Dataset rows
--

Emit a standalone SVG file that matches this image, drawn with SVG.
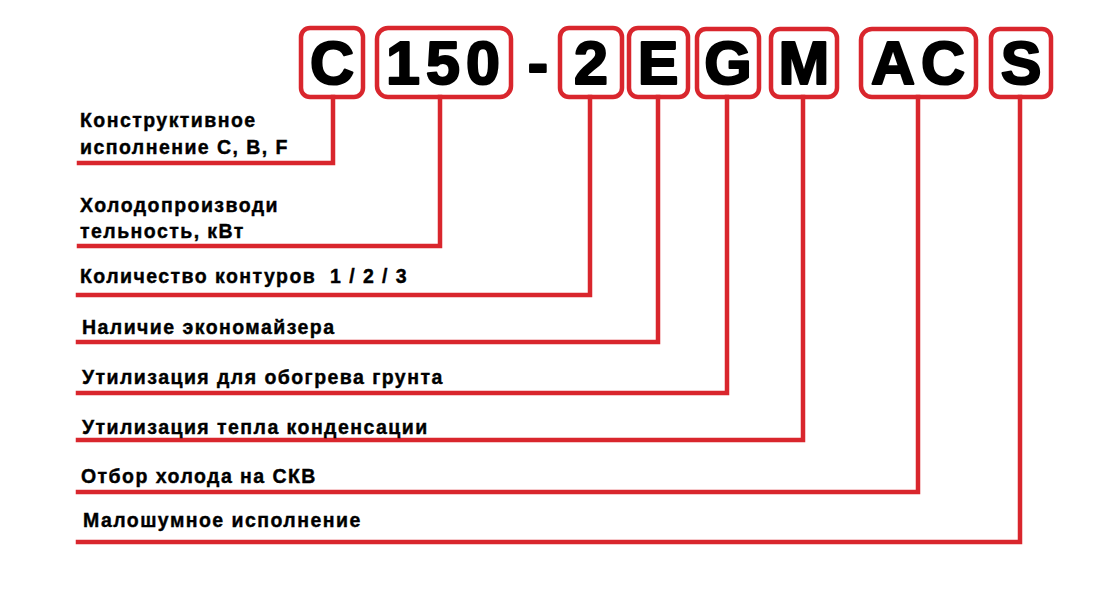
<svg xmlns="http://www.w3.org/2000/svg" width="1105" height="604" viewBox="0 0 1105 604">
<style>
.box{fill:none;stroke:#d9262d;stroke-width:4.5}
.big{font-family:"Liberation Sans",Arial,sans-serif;font-weight:bold;font-size:61px;fill:#000;stroke:#000;stroke-width:2.2;stroke-linejoin:round;text-anchor:middle}
.lbl{font-family:"Liberation Sans",Arial,sans-serif;font-weight:bold;font-size:19.5px;fill:#000;stroke:#000;stroke-width:0.4;letter-spacing:1.45px}
.ln{fill:none;stroke:#d9262d;stroke-width:4.5;stroke-linejoin:miter;stroke-linecap:square}
</style>
<rect width="1105" height="604" fill="#fff"/>
<g id="code">
<g id="n-C"><rect class="box" x="301" y="28" width="62" height="69" rx="9"/><text class="big" x="332" y="84">C</text></g>
<g id="n-150"><rect class="box" x="377" y="28" width="134" height="69" rx="11"/><text class="big" x="446" y="84" letter-spacing="6">150</text></g>
<text class="big" x="538" y="84">-</text>
<g id="n-2"><rect class="box" x="560" y="28" width="62" height="69" rx="9"/><text class="big" x="591" y="84">2</text></g>
<g id="n-E"><rect class="box" x="629" y="28" width="59" height="69" rx="9"/><text class="big" x="658" y="84">E</text></g>
<g id="n-G"><rect class="box" x="697" y="29" width="62" height="68" rx="9"/><text class="big" x="728" y="84">G</text></g>
<g id="n-M"><rect class="box" x="771" y="29" width="66" height="68" rx="9"/><text class="big" x="804" y="84">M</text></g>
<g id="n-AC"><rect class="box" x="861" y="29" width="115" height="68" rx="11"/><text class="big" x="921" y="84" letter-spacing="6">AC</text></g>
<g id="n-S"><rect class="box" x="991" y="29" width="60" height="68" rx="9"/><text class="big" x="1021" y="84">S</text></g>
</g>
<g id="connectors">
<path class="ln" d="M333 97 V163 H79"/>
<path class="ln" d="M440 97 V246 H79"/>
<path class="ln" d="M590 97 V295 H78"/>
<path class="ln" d="M658 97 V342 H78"/>
<path class="ln" d="M727 97 V393 H78"/>
<path class="ln" d="M803 97 V440 H78"/>
<path class="ln" d="M918 97 V492 H78"/>
<path class="ln" d="M1020 97 V542 H78"/>
</g>
<g id="labels">
<g id="l1"><text class="lbl" x="80" y="127">Конструктивное</text><text class="lbl" x="80" y="154">исполнение C, B, F</text></g>
<g id="l2"><text class="lbl" x="80" y="212">Холодопроизводи</text><text class="lbl" x="80" y="238">тельность, кВт</text></g>
<g id="l3"><text class="lbl" x="80" y="283" xml:space="preserve">Количество контуров  1 / 2 / 3</text></g>
<g id="l4"><text class="lbl" x="82" y="334">Наличие экономайзера</text></g>
<g id="l5"><text class="lbl" x="82" y="384">Утилизация для обогрева грунта</text></g>
<g id="l6"><text class="lbl" x="82" y="434">Утилизация тепла конденсации</text></g>
<g id="l7"><text class="lbl" x="81" y="483">Отбор холода на СКВ</text></g>
<g id="l8"><text class="lbl" x="83" y="527">Малошумное исполнение</text></g>
</g>
</svg>
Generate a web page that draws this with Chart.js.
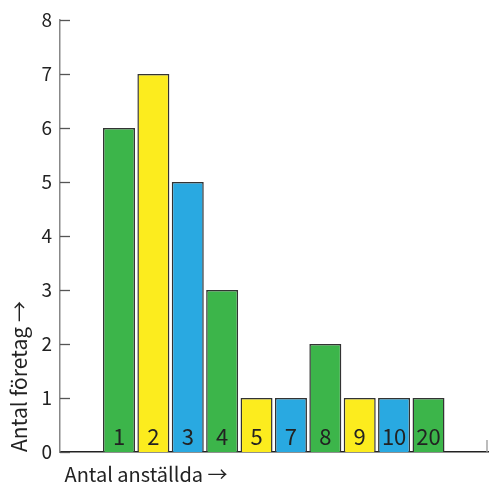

--

_Set task:_ Using the listing above, list every line in which the string "with" occurs.

_Answer to this problem:_
Emit a standalone SVG file that matches this image, drawn with SVG.
Generate a web page that draws this with Chart.js.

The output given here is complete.